The other day at a party, I heard a charming little statement from someone who writes patents for applications of nanoscale science. Apparently in writing a patent it’s OK to cite other literature for descriptions of lab techniques or equipment in general use, but everything unique to what’s being patented must be completely described. Said the patent writer: “I write science fiction!” Describing science on the cutting edge in enough detail to substantiate a patent is, according to my informant, incredibly tedious work. Those of us who write science fiction stories and novels might do well to enjoy a bar that isn’t set that high, and go play with ideas, but get the science right enough for our scientist readers to have fun too.

Nancy Kress
Nancy Kress is the author of 21 books of SF, fantasy, and writing advice. She has three more books appearing in 2008, a collection of short stories and two novels. Her fiction has won three Nebulas, a Hugo, a Sturgeon, and the John W. Campbell Memorial Award.

I think there are two (at least) kind of SF stories. Those that are trying to create a believable alternate future do need to conform to accurate science; an example is anything by, say, Jack McDevitt. The second type uses the tropes of SF not to create a believable future, but as metaphors to say something about the present. One example would be Neil Gaiman’s story “How To Talk to Girls at Parties.” Nobody bellieves these alien girls are making real contact with Earth in this way, because Neil is after something else entirely. Both kinds of SF are legitimate, and I’ve wriiten both. The mistake is to judge one as the other.

Karl Schroeder
Having wracked his brains to be innovative in the novels Ventus, Permanence, and Lady of Mazes, Karl Schroeder decided to relax for a while and write pirate stories, starting with last year’s Sun of Suns and Queen of Candesce. Of course, these novels are pirate stories set in a world without gravity — but hey, swashes are still buckled, swords unsheathed, and boarding parties formed in the far-future world of Virga. He’s currently writing the fourth book of the Virga series (no, it’s not a trilogy) and thinking about how to hammer science fiction into some new shapes based on current research into cognitive science. When he occasionally pokes his head out of the trenches, he blogs about this stuff at

Let’s turn that question around: do scientists have an obligation to be scientifically accurate with their theories?

If by that we mean ‘true to the picture of the world we have so far’, then the answer is clearly no: scientists have an obligation to attempt to falsify that current picture (they hope to fail). They are obligated to be inaccurate by definition because science progresses by finding the exceptions to our common understanding of things; the inaccuracies in the current ‘accurate scientific picture’.

If scientists are obligated to look for holes in the ‘scientifically accurate’ picture of the world, would it make sense for science fiction writers to be obligated to uphold that picture?

I’m just askin’.

Elizabeth Bear
Elizabeth Bear was born on the same day as Frodo and Bilbo Baggins, but in a different year.

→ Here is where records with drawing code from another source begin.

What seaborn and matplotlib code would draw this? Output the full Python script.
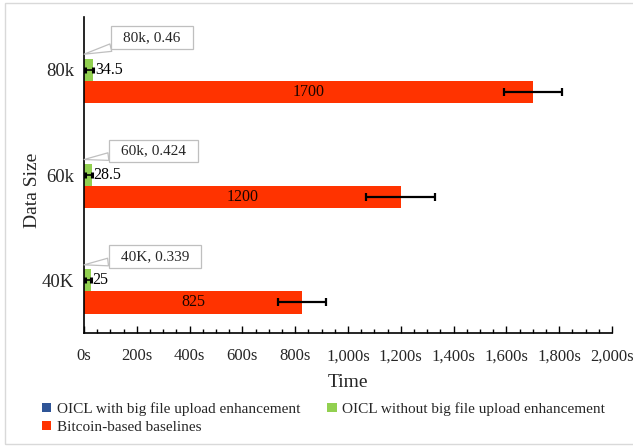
import matplotlib
matplotlib.use("Agg")
import matplotlib.pyplot as plt
import seaborn as sns
import pandas as pd
import numpy as np
from matplotlib.ticker import MultipleLocator, FuncFormatter
from matplotlib.path import Path
from matplotlib.patches import Rectangle

# ---- data ----
categories = ["80k", "60k", "40K"]
series = ["OICL with big file upload enhancement",
          "OICL without big file upload enhancement",
          "Bitcoin-based baselines"]
with_enh = [0.46, 0.424, 0.339]
without_enh = [34.5, 28.5, 25]
baseline = [1700, 1200, 825]
baseline_err = [110, 130, 90]
without_err_lo = [31, 26, 23]
without_err_hi = [1, 1, 1]
callout_labels = ["80k, 0.46", "60k, 0.424", "40K, 0.339"]
x_ticks = [0, 200, 400, 600, 800, 1000, 1200, 1400, 1600, 1800, 2000]
colors = ["#2f5597", "#92d050", "#ff3300"]

df = pd.DataFrame({
    "size": categories * 3,
    "time": with_enh + without_enh + baseline,
    "series": [series[0]] * 3 + [series[1]] * 3 + [series[2]] * 3,
})

sns.set_style("white")
plt.rcParams["font.family"] = ["Liberation Serif", "DejaVu Serif"]

fig = plt.figure(figsize=(6.33, 4.46), dpi=100)
ax = fig.add_axes([84 / 633, 1 - 333 / 446, (612 - 84) / 633, (333 - 17) / 446])

sns.barplot(data=df, y="size", x="time", hue="series", orient="h",
            order=categories, hue_order=series, palette=colors,
            width=0.63, errorbar=None, saturation=1, linewidth=0, ax=ax)

handles, labels = ax.get_legend_handles_labels()
ax.get_legend().remove()

conts = ax.containers
# error bars
g_cont, r_cont = conts[1], conts[2]
gy = [b.get_y() + b.get_height() / 2 for b in g_cont]
ry = [b.get_y() + b.get_height() / 2 for b in r_cont]
ax.errorbar(without_enh, gy, xerr=[without_err_lo, without_err_hi], fmt="none",
            ecolor="black", elinewidth=1.2, capsize=2, capthick=2.2, zorder=5)
ax.errorbar(baseline, ry, xerr=baseline_err, fmt="none",
            ecolor="black", elinewidth=1.6, capsize=3, capthick=1.6, zorder=5)

# value labels
ax.bar_label(g_cont, fmt="%g", label_type="edge", padding=1.5, fontsize=11.5, color="black")
ax.bar_label(r_cont, fmt="%g", label_type="center", fontsize=11.5, color="#1a0500")

# callouts for the (tiny) blue bars
def wide_box(x0, y0, width, height, mutation_size):
    px = 0.8 * mutation_size
    py = 0.3 * mutation_size
    verts = [(x0 - px, y0 - py), (x0 + width + px, y0 - py),
             (x0 + width + px, y0 + height + py), (x0 - px, y0 + height + py),
             (x0 - px, y0 - py)]
    return Path(verts, closed=True)

offsets = [(49, 12), (50, 6), (51, 6)]
for bar, val, lab, off in zip(conts[0], with_enh, callout_labels, offsets):
    yy = bar.get_y() + bar.get_height() * 0.8
    ax.annotate(lab, xy=(val, yy), xytext=off, textcoords="offset points",
                ha="center", va="center", fontsize=11, zorder=6,
                bbox=dict(boxstyle=wide_box, fc="white", ec="#bfbfbf", lw=0.9),
                arrowprops=dict(arrowstyle="wedge,tail_width=0.5,shrink_factor=0.5",
                                fc="white", ec="#bfbfbf", lw=0.9,
                                shrinkA=0, shrinkB=0))

# axes styling
ax.set_xlim(0, 2000)
ax.set_ylim(2.5, -0.5)
ax.set_xticks(x_ticks)
ax.xaxis.set_minor_locator(MultipleLocator(50))
ax.xaxis.set_major_formatter(FuncFormatter(lambda v, p: f"{v:,.0f}s"))
ax.set_yticks([-0.5, 0.5, 1.5, 2.5])
ax.set_yticks([0, 1, 2], labels=categories, minor=True)
ax.tick_params(axis="y", which="major", direction="in", length=5, width=1,
               labelleft=False, color="black")
ax.tick_params(axis="y", which="minor", length=0, pad=7, labelsize=13.5)
ax.tick_params(axis="x", which="major", direction="in", length=5, width=1,
               pad=11, labelsize=12, color="black", bottom=True)
ax.tick_params(axis="x", which="minor", direction="in", length=3, width=1,
               color="black", bottom=True)
for s in ["top", "right"]:
    ax.spines[s].set_visible(False)
for s in ["left", "bottom"]:
    ax.spines[s].set_color("black")
    ax.spines[s].set_linewidth(1.2)

ax.set_xlabel("Time", fontsize=14, labelpad=7)
ax.set_ylabel("Data Size", fontsize=14)
ax.yaxis.set_label_coords(-0.082, 0.45)

# row-major legend order: blue, green / red
order = [0, 2, 1]
fig.legend([handles[i] for i in order], [labels[i] for i in order],
           loc="upper left", bbox_to_anchor=(42 / 633, 1 - 402 / 446),
           ncol=2, frameon=False, fontsize=11, handlelength=0.6, handleheight=0.6,
           handletextpad=0.35, columnspacing=1.8, labelspacing=0.32,
           borderpad=0, borderaxespad=0)

# light outer frame
fig.patches.append(Rectangle((5 / 633, 2 / 446), 1.2, 1 - 5 / 446, transform=fig.transFigure,
                             fill=False, ec="#d9d9d9", lw=1.0))

fig.savefig("out.png", dpi=100)
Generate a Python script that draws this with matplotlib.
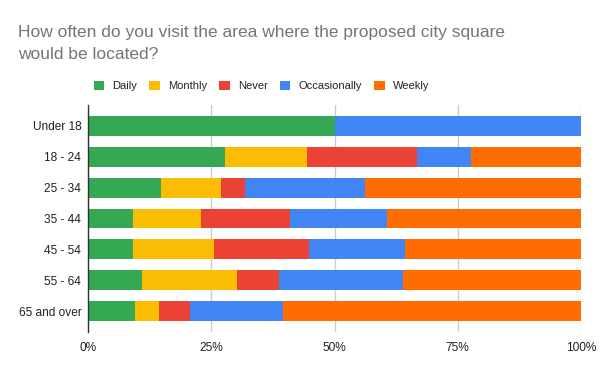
import matplotlib
matplotlib.use("Agg")
import matplotlib.pyplot as plt
from matplotlib.patches import Patch
from matplotlib.ticker import FuncFormatter
import numpy as np

plt.rcParams['font.family'] = ['Liberation Sans', 'DejaVu Sans']

categories = ["Under 18", "18 - 24", "25 - 34", "35 - 44", "45 - 54", "55 - 64", "65 and over"]
series_names = ["Daily", "Monthly", "Never", "Occasionally", "Weekly"]
daily = [50.0, 27.8, 14.7, 9.1, 9.1, 10.9, 9.5]
monthly = [0.0, 16.7, 12.2, 13.8, 16.4, 19.3, 4.8]
never = [0.0, 22.2, 4.9, 18.0, 19.3, 8.5, 6.3]
occasionally = [50.0, 11.1, 24.4, 19.7, 19.5, 25.2, 19.0]
weekly = [0.0, 22.2, 43.8, 39.4, 35.7, 36.1, 60.4]
colors = ["#34A853", "#FBBC04", "#EA4335", "#4285F4", "#FF6D01"]
xticks = [0, 25, 50, 75, 100]

fig = plt.figure(figsize=(6, 3.71), dpi=100)
ax = fig.add_axes([0.147, 0.105, 0.821, 0.612])

y = np.arange(len(categories))
left = np.zeros(len(categories))
for name, vals, c in zip(series_names, [daily, monthly, never, occasionally, weekly], colors):
    v = np.array(vals)
    ax.barh(y, v, left=left, height=0.645, color=c, zorder=3, linewidth=0)
    left += v

ax.set_ylim(len(categories) - 0.33, -0.67)
ax.set_xlim(0, 100)
ax.set_yticks(y)
ax.set_yticklabels(categories)
ax.set_xticks(xticks)
ax.xaxis.set_major_formatter(FuncFormatter(lambda v, p: f"{int(v)}%"))
ax.tick_params(axis='both', length=0, labelsize=8.6, colors='#222222')
ax.tick_params(axis='y', pad=5)
ax.tick_params(axis='x', pad=7)
ax.grid(axis='x', color='#cccccc', linewidth=1, zorder=0)
for s in ['top', 'right', 'bottom']:
    ax.spines[s].set_visible(False)
ax.spines['left'].set_color('#333333')
ax.spines['left'].set_linewidth(1)
ax.spines['left'].set_zorder(4)

fig.text(18 / 600, 1 - 25 / 371,
         "How often do you visit the area where the proposed city square\nwould be located?",
         ha='left', va='top', fontsize=12.5, color='#757575', linespacing=1.6)

handles = [Patch(facecolor=c, edgecolor='none') for c in colors]
fig.legend(handles, series_names, loc='center', bbox_to_anchor=(261.5 / 600, 1 - 86 / 371),
           ncol=5, frameon=False, fontsize=8.0, handlelength=0.95, handleheight=0.95,
           handletextpad=0.72, columnspacing=1.1, labelcolor='#222222')

fig.savefig("out.png", dpi=100)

This, coupled with a childhood tendency to read the dictionary for fun, led her inevitably to penury, intransigence, the mispronunciation of common English words, and the writing of speculative fiction.

None whatsoever. With one notable exception, which is to say, when writing rigorous quote unquote hard science fiction. I do think the SF writer has an obligation to know which rules she’s breaking, and break them for a purpose, as an author writing historical fiction should alter history with intent rather than from ignorance.

I think of it like Stephen King rearranging the geography of Maine to suit himself.

Fiction is, after all, fictional.

Adam Roberts
Adam Roberts was born two-thirds of the way through the last century; he presently lives a little way west of London, England, with a beautiful wife and two small children. He is a writer with a day-job (professor at Royal Holloway, University of London). The first of these two employments has resulted in eight published sf novels, the most recent being Splinter (Solaris 2007) and Land of the Headless (Victor Gollancz 2007). The second of these has occasioned such critical studies as The Palgrave History of Science Fiction (2006).

Accurate to what?

I am not a scientific relativist. I don’t believe that the laws of gravity or the conservation of momentum vary depending upon one’s cultural context, since clearly they don’t. Nevertheless, I don’t agree that ‘science’ is a single, monolithic or ‘we all agree upon this’ sort of business. Science is a complex, multifacet praxis; and the way we do science (or the way we think about doing science) is going radically to shape the answer to this question.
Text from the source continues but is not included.